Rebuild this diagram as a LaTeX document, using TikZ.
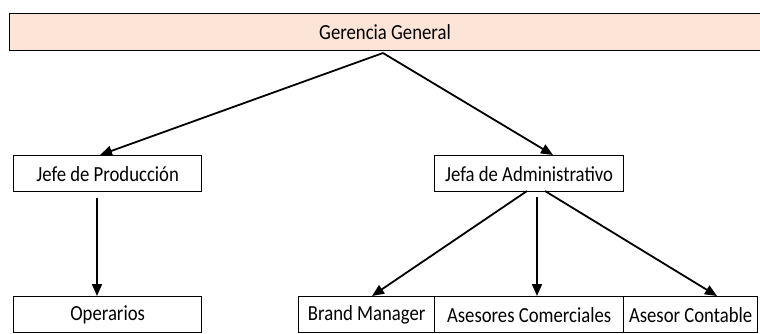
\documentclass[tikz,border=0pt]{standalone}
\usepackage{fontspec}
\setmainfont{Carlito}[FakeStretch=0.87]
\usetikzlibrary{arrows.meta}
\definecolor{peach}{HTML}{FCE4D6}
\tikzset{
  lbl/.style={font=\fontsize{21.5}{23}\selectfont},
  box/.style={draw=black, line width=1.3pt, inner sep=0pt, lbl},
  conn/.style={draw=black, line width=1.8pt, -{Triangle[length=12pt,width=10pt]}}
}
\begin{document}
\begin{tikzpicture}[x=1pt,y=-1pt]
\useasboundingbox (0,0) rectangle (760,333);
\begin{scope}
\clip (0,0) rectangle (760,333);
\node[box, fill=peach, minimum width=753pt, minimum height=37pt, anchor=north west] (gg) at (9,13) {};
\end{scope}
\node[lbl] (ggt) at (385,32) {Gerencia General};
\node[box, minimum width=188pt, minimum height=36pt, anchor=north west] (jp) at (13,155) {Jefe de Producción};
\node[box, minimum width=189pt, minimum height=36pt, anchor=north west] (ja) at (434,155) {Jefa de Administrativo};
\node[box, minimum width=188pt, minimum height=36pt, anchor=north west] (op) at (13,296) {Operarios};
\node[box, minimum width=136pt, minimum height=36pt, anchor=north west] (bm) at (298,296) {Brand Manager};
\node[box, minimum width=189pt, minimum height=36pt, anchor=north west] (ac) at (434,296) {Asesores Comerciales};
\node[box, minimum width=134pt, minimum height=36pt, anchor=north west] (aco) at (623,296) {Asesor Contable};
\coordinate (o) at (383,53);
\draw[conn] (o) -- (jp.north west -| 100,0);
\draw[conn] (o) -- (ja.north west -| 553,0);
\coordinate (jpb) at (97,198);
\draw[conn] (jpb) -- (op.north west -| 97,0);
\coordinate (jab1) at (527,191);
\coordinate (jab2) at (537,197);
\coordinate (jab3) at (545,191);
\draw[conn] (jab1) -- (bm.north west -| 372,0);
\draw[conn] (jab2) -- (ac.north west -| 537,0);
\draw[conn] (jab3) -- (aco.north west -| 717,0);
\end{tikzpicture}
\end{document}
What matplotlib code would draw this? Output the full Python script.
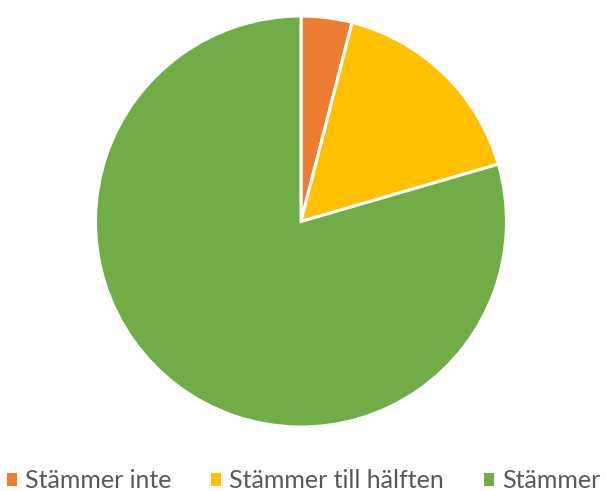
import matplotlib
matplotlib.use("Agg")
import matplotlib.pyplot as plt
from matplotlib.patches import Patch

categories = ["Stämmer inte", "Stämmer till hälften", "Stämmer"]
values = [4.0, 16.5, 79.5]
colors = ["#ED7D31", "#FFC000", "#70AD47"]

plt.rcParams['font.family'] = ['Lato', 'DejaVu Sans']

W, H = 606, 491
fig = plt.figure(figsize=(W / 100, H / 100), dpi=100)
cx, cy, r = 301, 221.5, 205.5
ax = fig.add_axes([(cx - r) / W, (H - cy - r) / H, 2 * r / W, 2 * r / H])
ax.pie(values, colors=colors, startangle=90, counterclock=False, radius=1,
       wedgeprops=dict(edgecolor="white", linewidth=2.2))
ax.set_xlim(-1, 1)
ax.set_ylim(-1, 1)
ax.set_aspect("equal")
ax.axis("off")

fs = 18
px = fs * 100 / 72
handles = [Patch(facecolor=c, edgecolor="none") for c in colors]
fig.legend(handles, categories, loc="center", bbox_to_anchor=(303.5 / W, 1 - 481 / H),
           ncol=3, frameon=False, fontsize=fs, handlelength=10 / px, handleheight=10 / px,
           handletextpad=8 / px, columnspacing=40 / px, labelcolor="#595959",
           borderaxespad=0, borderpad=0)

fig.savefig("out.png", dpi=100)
________________________________________
WORK REQUIRED. Only the lines from the one bearing "What matplotlib code" to the one bearing "plt.rcParams['font.family'] = ['Lato', 'DejaVu", both included, should be restated word for word, with pictures left out.

ANSWER BELOW.
What matplotlib code would draw this? Output the full Python script.
import matplotlib
matplotlib.use("Agg")
import matplotlib.pyplot as plt
from matplotlib.patches import Patch

categories = ["Stämmer inte", "Stämmer till hälften", "Stämmer"]
values = [4.0, 16.5, 79.5]
colors = ["#ED7D31", "#FFC000", "#70AD47"]

plt.rcParams['font.family'] = ['Lato', 'DejaVu Sans']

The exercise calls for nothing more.